Marvin estima que tendría 14 o 16 años en el momento en el que fueron rodeados por el Ejército “por tierra, aire y mar”.

“Iban decididos. Uno sabía que iban por nosotros vivos o muertos”, asegura. “Aunque no supieran que yo hacía parte del grupo, creo que fui el primero en salir con las manos en alto”.

El Ejército puso a Marvin a disposición de Bienestar Familiar, que se encargó de que terminara su bachiller en uno de sus hogares de paso ubicado a más de 560 kilómetros de Buenaventura: en Bucaramanga.

Acabó sus estudios a los 18 años, edad en la que el antiguo enamoramiento por la granada quedó fulminado por un nuevo descubrimiento: el baile. Marvin no recuerda por qué ni cómo se inclinó precisamente por ese arte, por lo que se limita a decir de forma sucinta: “Solo me gusta y ya”.

Tras establecerse en Cali, en el barrio Desepaz, tardó casi seis años en dominar la danza de su tierra de origen, la del Pacífico, pero también de géneros más contemporáneos, como el afrobeat.
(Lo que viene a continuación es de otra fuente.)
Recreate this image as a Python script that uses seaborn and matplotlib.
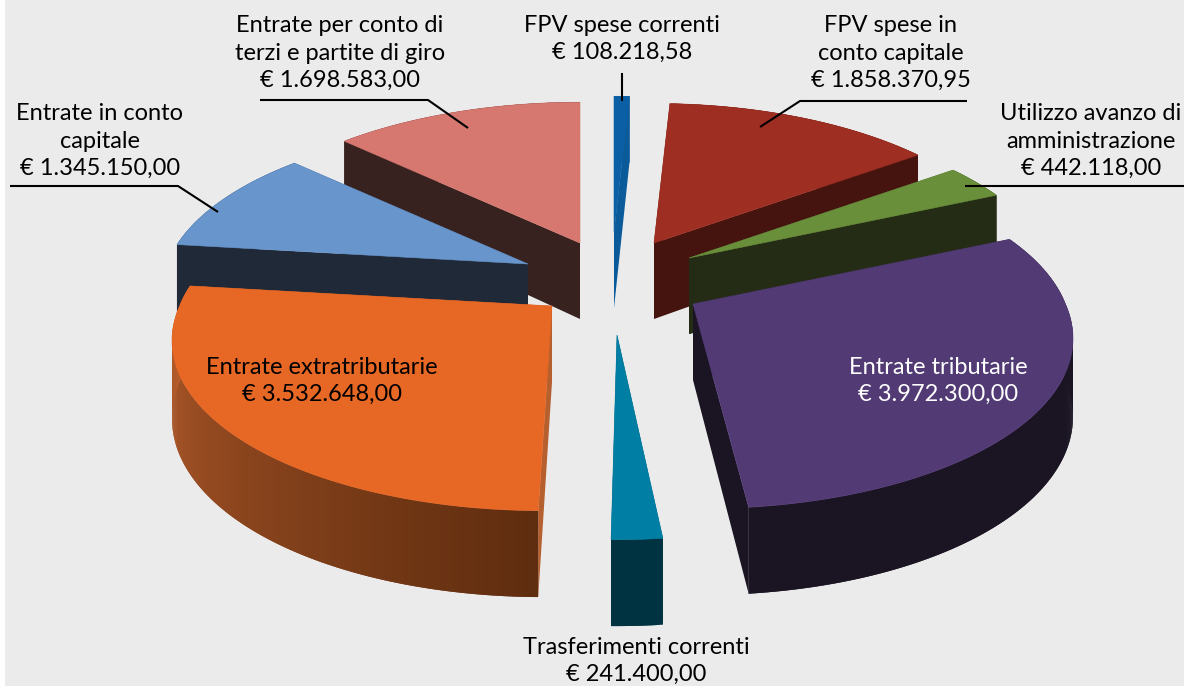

“Quiero enseñarle a la comunidad y con esto no solo hablo de pasos de baile, también de evitar que los recluten en un grupo armado para que no crucen por lo mismo que yo. Mi proyecto para el 2020 es crear una fundación en el barrio Vallegrande en donde cualquier persona pueda aprender cualquier tipo de baile”, asevera el artista, quien fue invitado a participar en la Feria de Cali de este año.

Aunque insiste que no quiere regresar a Buenaventura en lo que le resta de vida, su tierra de nacimiento llega a él, bien sea por medio de ese tiempo que quiere borrar de su memoria, bien sea por el baile de raíces afrodescendientes, que ocupa 12 horas de su tiempo diario.

“¿Es eso posible? ¿12 horas?”, le pregunto.

“Claro, cuando no me ves bailando, hago los pasos en la cabeza”, responde sin exagerar.